What is required - Using the listing below, give again exactly the lines from the line with "What Apache ECharts" to the line with "const bR_star = [0, 0, 0];", inclusive, without the pictures.

Record list -
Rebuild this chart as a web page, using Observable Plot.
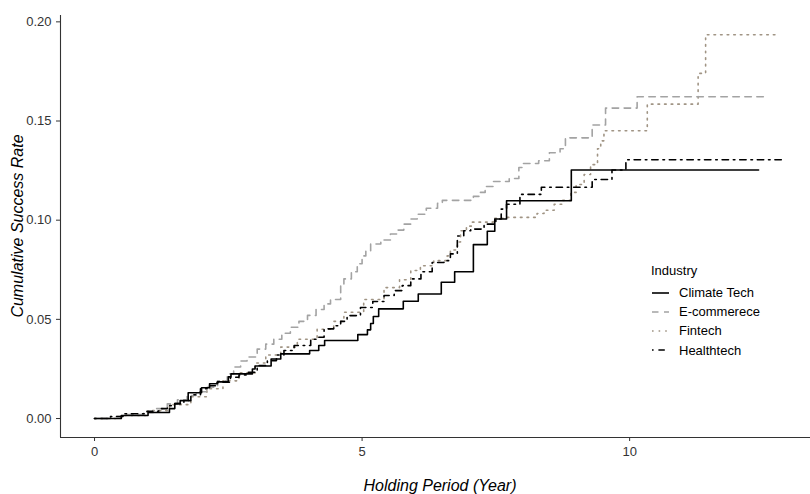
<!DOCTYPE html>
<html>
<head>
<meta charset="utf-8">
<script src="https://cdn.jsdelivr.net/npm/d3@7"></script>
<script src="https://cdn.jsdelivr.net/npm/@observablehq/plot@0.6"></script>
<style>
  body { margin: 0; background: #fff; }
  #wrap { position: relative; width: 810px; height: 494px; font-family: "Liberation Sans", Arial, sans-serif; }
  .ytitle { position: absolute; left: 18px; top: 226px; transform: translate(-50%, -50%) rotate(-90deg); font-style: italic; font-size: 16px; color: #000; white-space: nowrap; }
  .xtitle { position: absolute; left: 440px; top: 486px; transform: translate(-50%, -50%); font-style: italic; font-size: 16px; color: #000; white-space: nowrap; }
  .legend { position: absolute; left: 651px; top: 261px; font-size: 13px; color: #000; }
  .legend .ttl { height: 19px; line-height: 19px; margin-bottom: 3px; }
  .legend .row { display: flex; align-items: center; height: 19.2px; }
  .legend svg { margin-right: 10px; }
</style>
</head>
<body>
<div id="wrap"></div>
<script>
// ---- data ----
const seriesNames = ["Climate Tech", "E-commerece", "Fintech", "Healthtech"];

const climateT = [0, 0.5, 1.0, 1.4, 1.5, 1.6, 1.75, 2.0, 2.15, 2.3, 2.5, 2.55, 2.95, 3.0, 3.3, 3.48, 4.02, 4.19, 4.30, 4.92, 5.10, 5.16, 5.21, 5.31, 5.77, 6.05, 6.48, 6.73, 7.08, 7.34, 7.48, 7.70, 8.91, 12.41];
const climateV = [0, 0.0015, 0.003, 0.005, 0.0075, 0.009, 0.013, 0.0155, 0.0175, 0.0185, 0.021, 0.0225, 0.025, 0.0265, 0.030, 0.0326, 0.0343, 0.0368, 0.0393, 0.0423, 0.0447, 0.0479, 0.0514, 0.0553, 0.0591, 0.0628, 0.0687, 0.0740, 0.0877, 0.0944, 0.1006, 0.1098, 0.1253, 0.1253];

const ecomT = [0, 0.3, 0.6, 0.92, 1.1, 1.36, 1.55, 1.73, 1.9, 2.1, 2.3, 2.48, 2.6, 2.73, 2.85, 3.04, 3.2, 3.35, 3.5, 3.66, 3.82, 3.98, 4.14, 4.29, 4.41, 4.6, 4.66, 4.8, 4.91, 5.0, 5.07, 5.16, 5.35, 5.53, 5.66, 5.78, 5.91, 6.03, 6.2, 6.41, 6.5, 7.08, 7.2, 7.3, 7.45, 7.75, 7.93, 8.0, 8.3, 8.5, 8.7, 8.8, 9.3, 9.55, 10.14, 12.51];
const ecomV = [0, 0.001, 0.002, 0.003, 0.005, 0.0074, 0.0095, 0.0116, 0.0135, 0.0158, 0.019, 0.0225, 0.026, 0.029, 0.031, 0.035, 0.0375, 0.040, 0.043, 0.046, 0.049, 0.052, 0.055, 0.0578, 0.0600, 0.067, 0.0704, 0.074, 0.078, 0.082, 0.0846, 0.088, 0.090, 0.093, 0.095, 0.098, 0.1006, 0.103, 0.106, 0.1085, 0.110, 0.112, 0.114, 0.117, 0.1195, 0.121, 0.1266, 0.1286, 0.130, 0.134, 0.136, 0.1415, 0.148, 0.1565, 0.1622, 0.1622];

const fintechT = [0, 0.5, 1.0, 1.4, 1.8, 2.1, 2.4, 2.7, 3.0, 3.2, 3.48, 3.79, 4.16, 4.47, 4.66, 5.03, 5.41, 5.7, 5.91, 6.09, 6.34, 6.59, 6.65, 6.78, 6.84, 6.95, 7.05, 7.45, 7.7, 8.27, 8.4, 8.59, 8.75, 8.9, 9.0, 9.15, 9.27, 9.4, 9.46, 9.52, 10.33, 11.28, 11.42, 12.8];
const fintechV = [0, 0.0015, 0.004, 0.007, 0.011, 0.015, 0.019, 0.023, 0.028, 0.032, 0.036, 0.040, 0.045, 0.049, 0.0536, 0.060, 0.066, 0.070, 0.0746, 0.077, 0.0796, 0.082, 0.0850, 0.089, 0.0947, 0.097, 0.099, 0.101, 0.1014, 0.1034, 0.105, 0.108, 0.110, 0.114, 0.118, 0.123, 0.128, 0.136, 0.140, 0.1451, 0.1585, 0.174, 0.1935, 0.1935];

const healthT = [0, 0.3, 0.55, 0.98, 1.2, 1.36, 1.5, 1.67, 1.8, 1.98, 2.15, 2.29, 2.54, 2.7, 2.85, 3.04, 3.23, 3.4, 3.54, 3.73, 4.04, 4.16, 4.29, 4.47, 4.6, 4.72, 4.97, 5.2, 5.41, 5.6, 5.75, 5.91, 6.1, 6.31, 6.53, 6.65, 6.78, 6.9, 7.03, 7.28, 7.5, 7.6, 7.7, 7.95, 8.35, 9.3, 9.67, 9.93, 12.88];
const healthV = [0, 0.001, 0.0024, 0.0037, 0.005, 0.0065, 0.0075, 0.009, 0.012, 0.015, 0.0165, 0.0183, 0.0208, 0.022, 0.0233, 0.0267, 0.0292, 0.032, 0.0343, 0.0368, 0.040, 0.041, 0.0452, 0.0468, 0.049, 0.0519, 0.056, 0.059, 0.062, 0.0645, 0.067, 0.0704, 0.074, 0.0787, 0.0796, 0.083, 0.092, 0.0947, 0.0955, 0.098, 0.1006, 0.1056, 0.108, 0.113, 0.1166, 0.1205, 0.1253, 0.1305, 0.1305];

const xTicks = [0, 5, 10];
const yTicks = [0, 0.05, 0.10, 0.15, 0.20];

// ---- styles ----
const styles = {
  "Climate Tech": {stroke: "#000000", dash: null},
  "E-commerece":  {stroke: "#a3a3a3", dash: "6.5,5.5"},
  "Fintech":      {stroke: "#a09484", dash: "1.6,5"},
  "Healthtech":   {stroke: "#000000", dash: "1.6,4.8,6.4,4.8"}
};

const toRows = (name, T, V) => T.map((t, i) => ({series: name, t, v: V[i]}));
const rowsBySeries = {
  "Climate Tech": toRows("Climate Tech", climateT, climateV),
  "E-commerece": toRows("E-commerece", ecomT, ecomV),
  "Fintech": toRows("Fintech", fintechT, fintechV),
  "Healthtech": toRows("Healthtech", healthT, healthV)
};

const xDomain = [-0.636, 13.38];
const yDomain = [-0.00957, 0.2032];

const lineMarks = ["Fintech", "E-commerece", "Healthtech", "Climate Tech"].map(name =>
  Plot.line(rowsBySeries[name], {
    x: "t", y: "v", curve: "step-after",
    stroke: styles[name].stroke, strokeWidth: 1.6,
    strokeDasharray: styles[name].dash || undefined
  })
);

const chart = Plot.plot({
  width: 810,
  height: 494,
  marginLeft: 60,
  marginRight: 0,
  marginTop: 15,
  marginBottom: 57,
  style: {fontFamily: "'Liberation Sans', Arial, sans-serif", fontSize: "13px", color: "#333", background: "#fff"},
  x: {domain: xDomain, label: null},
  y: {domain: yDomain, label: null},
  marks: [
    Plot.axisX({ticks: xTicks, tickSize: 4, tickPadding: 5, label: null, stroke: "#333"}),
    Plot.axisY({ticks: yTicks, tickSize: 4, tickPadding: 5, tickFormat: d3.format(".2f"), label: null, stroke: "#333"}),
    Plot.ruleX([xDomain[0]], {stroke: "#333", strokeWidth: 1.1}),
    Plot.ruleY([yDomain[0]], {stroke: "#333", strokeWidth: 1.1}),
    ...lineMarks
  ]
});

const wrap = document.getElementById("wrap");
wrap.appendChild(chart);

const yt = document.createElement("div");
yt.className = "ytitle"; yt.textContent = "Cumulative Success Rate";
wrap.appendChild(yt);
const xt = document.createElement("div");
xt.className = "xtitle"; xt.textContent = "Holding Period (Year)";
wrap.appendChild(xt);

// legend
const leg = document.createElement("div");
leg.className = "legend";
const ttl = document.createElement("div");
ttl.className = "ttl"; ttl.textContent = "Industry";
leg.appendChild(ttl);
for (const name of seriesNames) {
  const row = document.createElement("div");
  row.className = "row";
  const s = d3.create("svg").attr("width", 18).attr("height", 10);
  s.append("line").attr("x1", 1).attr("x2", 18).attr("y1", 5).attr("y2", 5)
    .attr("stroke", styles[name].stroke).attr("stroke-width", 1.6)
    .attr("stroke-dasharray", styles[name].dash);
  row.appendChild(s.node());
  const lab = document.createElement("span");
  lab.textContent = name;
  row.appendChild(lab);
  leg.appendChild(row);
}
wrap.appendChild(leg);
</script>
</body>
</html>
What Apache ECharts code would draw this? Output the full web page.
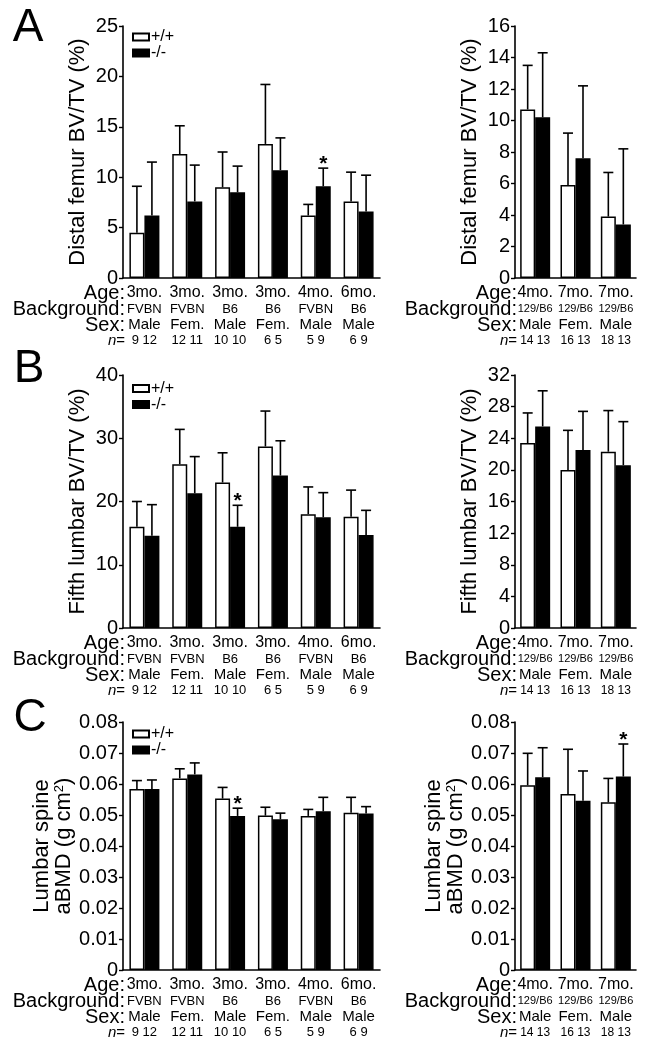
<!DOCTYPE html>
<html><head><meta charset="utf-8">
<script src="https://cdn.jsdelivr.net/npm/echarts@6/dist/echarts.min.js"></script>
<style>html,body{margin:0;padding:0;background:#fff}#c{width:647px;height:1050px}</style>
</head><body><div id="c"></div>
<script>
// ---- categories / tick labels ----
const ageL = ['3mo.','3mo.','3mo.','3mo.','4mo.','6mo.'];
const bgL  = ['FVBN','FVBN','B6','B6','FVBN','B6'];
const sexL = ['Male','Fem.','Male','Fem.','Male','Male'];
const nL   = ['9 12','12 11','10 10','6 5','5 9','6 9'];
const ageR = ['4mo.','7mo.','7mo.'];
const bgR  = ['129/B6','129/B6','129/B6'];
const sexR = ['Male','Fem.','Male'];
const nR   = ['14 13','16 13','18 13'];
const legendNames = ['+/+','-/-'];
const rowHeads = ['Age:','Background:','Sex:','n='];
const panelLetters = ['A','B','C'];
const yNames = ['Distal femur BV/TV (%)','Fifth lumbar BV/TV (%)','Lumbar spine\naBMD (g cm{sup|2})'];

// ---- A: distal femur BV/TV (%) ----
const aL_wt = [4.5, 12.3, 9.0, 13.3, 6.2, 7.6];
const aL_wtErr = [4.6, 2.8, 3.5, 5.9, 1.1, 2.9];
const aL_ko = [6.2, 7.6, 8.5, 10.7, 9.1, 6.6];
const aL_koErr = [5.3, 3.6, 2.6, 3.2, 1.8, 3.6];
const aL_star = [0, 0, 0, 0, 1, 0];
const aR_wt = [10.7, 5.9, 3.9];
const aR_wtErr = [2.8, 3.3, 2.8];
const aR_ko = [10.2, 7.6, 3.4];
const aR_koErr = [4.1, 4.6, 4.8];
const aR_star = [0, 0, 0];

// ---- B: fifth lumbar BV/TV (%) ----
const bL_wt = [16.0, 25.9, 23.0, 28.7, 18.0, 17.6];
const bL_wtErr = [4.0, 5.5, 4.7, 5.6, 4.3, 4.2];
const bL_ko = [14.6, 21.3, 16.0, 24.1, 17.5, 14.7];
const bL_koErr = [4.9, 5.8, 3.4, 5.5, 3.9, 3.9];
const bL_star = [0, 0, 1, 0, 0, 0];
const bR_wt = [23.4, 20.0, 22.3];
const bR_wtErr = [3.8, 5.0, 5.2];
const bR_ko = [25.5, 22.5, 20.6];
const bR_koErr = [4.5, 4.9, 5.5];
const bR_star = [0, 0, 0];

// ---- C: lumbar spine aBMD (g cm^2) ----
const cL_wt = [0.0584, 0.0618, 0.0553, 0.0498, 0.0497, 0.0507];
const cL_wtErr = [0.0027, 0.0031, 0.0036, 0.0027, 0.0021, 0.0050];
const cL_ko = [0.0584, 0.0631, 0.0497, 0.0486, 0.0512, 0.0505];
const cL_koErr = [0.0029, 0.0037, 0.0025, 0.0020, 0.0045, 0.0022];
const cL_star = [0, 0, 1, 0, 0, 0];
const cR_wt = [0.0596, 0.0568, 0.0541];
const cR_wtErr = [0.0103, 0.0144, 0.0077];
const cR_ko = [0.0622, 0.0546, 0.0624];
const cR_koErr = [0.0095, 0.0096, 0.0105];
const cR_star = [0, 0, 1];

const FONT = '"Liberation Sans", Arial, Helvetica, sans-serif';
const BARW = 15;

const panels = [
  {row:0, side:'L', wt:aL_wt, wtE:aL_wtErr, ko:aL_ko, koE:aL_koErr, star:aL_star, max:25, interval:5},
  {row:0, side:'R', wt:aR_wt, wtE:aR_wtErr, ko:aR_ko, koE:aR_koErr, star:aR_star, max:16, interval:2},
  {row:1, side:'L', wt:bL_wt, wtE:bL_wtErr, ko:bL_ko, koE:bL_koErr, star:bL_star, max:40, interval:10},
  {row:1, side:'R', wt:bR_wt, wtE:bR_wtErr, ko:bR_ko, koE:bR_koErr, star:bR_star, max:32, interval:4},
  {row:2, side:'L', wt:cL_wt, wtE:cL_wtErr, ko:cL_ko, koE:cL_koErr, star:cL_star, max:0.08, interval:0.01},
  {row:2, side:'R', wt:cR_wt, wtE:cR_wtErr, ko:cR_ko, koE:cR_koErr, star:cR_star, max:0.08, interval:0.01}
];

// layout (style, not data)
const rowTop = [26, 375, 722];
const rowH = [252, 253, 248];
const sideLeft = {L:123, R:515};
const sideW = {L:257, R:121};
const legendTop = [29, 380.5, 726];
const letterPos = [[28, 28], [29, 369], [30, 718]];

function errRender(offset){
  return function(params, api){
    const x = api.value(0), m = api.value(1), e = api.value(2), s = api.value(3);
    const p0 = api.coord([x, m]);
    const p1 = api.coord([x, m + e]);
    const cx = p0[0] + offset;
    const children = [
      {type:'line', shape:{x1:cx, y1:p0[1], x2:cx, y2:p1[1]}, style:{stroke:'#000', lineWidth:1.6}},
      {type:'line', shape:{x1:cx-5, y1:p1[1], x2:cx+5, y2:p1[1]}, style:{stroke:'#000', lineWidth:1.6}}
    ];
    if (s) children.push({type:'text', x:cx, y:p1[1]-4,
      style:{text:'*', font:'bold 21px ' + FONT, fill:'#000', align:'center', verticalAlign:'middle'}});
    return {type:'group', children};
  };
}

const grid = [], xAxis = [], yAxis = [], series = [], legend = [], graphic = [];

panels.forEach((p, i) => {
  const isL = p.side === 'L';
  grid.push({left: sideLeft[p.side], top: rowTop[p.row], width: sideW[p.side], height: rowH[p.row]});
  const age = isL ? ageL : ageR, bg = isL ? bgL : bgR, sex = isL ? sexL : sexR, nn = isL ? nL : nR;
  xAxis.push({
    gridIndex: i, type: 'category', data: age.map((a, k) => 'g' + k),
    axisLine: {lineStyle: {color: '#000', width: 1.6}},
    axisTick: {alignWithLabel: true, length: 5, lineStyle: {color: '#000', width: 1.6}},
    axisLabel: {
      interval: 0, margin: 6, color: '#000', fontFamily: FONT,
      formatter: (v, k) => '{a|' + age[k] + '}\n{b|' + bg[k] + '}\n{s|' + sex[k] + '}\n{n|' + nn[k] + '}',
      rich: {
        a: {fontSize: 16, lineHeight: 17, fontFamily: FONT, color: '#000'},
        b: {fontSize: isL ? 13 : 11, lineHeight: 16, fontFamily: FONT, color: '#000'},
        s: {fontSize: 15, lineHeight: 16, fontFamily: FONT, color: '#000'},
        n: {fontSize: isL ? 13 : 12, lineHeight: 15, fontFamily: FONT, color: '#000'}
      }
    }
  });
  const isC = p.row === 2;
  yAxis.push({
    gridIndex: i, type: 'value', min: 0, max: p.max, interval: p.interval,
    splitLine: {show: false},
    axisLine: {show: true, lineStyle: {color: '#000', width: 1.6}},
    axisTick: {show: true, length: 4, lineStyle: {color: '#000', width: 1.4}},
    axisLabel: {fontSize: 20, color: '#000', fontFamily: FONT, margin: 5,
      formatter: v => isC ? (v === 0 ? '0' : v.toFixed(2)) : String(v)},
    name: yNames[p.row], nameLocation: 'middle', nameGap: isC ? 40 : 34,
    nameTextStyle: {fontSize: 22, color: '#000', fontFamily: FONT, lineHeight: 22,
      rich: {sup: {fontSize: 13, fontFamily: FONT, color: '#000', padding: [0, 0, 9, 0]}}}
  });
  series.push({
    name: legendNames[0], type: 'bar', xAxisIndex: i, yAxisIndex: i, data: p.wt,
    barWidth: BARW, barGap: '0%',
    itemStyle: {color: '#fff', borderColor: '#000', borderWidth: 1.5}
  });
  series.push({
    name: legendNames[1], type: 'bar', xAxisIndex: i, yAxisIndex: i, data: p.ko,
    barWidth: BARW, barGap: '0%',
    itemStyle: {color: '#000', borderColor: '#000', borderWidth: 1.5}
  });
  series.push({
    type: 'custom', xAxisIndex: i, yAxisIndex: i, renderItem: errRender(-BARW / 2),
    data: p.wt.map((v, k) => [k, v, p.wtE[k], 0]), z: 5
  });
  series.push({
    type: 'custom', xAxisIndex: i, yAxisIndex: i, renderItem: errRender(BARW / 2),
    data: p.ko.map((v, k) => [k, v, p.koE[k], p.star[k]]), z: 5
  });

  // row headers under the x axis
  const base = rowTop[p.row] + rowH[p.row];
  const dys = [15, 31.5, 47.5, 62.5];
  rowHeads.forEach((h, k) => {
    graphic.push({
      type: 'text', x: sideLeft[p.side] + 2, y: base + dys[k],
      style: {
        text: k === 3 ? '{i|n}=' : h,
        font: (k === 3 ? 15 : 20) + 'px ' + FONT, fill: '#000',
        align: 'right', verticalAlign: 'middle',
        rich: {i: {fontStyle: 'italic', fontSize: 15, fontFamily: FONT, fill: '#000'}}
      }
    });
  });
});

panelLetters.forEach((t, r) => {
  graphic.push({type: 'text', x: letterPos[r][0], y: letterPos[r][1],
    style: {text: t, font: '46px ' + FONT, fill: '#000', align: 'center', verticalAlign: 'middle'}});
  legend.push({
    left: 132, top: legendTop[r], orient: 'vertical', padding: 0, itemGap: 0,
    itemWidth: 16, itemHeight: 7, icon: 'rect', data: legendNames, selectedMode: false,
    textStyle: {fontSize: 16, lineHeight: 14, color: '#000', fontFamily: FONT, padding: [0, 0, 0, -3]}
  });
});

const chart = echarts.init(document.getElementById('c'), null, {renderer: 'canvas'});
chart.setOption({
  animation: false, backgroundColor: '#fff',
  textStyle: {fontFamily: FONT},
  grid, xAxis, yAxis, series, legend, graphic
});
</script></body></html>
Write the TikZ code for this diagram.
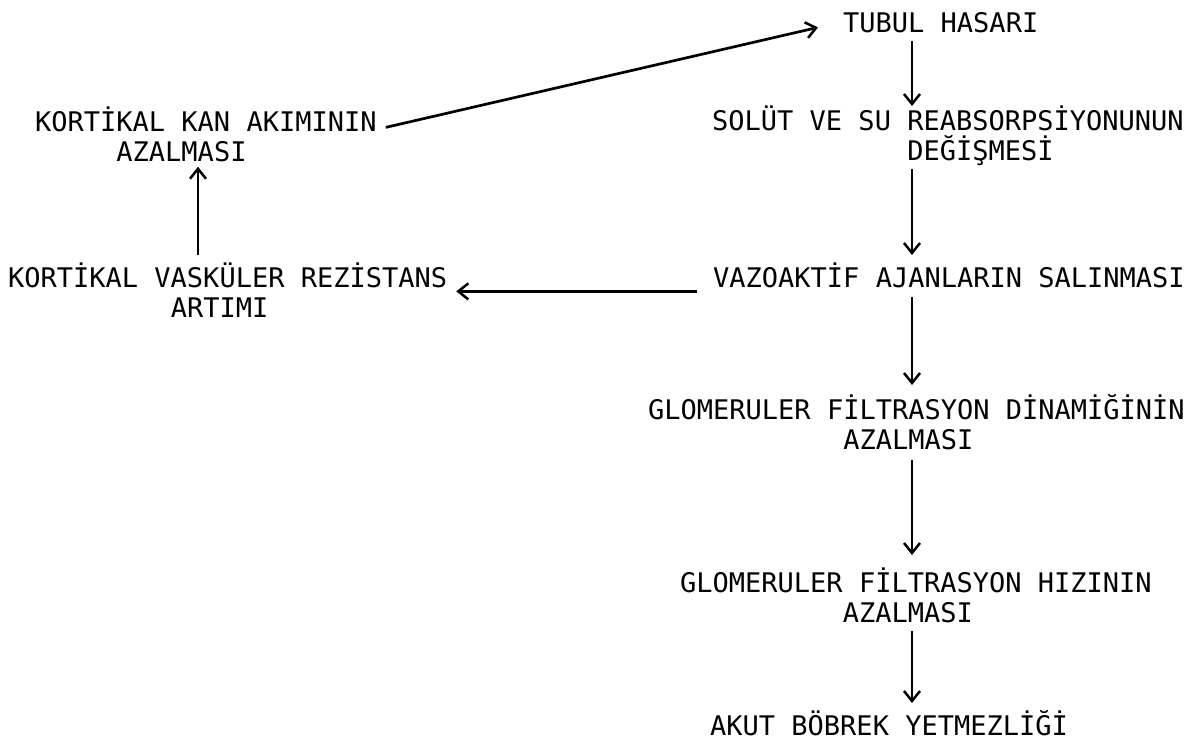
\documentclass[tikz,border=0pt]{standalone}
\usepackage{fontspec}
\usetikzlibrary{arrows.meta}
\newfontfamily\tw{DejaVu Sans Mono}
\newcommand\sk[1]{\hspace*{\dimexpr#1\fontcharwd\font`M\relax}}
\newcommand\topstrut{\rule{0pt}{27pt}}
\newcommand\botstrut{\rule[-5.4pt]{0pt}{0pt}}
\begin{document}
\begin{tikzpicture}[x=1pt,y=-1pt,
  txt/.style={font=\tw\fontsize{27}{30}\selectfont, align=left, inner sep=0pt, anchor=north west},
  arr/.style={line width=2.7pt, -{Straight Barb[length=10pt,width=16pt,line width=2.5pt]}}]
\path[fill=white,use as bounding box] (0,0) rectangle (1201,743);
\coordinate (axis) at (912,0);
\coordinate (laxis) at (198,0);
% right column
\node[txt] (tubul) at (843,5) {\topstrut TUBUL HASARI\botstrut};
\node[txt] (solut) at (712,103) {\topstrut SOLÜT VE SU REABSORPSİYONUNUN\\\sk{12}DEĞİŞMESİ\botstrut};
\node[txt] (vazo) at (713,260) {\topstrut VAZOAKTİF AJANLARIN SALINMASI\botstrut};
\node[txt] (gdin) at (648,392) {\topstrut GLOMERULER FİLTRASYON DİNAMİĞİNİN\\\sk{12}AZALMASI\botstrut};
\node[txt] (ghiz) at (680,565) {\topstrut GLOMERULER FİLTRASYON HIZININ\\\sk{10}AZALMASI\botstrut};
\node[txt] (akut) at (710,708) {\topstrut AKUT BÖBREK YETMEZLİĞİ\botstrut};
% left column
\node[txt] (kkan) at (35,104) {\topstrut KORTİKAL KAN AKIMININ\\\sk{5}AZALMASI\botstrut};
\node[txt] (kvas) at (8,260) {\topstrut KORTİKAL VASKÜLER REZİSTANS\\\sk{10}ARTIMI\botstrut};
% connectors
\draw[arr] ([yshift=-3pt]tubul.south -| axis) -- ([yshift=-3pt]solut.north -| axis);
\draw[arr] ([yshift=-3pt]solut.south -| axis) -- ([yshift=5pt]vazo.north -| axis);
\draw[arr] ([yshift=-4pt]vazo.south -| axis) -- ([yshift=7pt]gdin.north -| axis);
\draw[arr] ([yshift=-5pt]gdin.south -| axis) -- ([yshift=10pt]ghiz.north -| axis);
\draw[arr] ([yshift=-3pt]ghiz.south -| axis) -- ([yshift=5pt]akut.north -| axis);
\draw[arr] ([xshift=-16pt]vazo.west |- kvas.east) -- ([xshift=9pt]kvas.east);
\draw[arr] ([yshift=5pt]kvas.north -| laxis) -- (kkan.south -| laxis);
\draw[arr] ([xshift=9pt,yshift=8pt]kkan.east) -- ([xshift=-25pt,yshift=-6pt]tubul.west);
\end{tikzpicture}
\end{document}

Answer to this problem -
What Apache ECharts code would draw this? Output the full web page.
<!DOCTYPE html>
<html><head><meta charset="utf-8">
<script src="https://cdn.jsdelivr.net/npm/echarts@6/dist/echarts.min.js"></script>
<style>html,body{margin:0;padding:0;background:#fff}#c{width:647px;height:1050px}</style>
</head><body><div id="c"></div>
<script>
// ---- categories / tick labels ----
const ageL = ['3mo.','3mo.','3mo.','3mo.','4mo.','6mo.'];
const bgL  = ['FVBN','FVBN','B6','B6','FVBN','B6'];
const sexL = ['Male','Fem.','Male','Fem.','Male','Male'];
const nL   = ['9 12','12 11','10 10','6 5','5 9','6 9'];
const ageR = ['4mo.','7mo.','7mo.'];
const bgR  = ['129/B6','129/B6','129/B6'];
const sexR = ['Male','Fem.','Male'];
const nR   = ['14 13','16 13','18 13'];
const legendNames = ['+/+','-/-'];
const rowHeads = ['Age:','Background:','Sex:','n='];
const panelLetters = ['A','B','C'];
const yNames = ['Distal femur BV/TV (%)','Fifth lumbar BV/TV (%)','Lumbar spine\naBMD (g cm{sup|2})'];

// ---- A: distal femur BV/TV (%) ----
const aL_wt = [4.5, 12.3, 9.0, 13.3, 6.2, 7.6];
const aL_wtErr = [4.6, 2.8, 3.5, 5.9, 1.1, 2.9];
const aL_ko = [6.2, 7.6, 8.5, 10.7, 9.1, 6.6];
const aL_koErr = [5.3, 3.6, 2.6, 3.2, 1.8, 3.6];
const aL_star = [0, 0, 0, 0, 1, 0];
const aR_wt = [10.7, 5.9, 3.9];
const aR_wtErr = [2.8, 3.3, 2.8];
const aR_ko = [10.2, 7.6, 3.4];
const aR_koErr = [4.1, 4.6, 4.8];
const aR_star = [0, 0, 0];

// ---- B: fifth lumbar BV/TV (%) ----
const bL_wt = [16.0, 25.9, 23.0, 28.7, 18.0, 17.6];
const bL_wtErr = [4.0, 5.5, 4.7, 5.6, 4.3, 4.2];
const bL_ko = [14.6, 21.3, 16.0, 24.1, 17.5, 14.7];
const bL_koErr = [4.9, 5.8, 3.4, 5.5, 3.9, 3.9];
const bL_star = [0, 0, 1, 0, 0, 0];
const bR_wt = [23.4, 20.0, 22.3];
const bR_wtErr = [3.8, 5.0, 5.2];
const bR_ko = [25.5, 22.5, 20.6];
const bR_koErr = [4.5, 4.9, 5.5];
const bR_star = [0, 0, 0];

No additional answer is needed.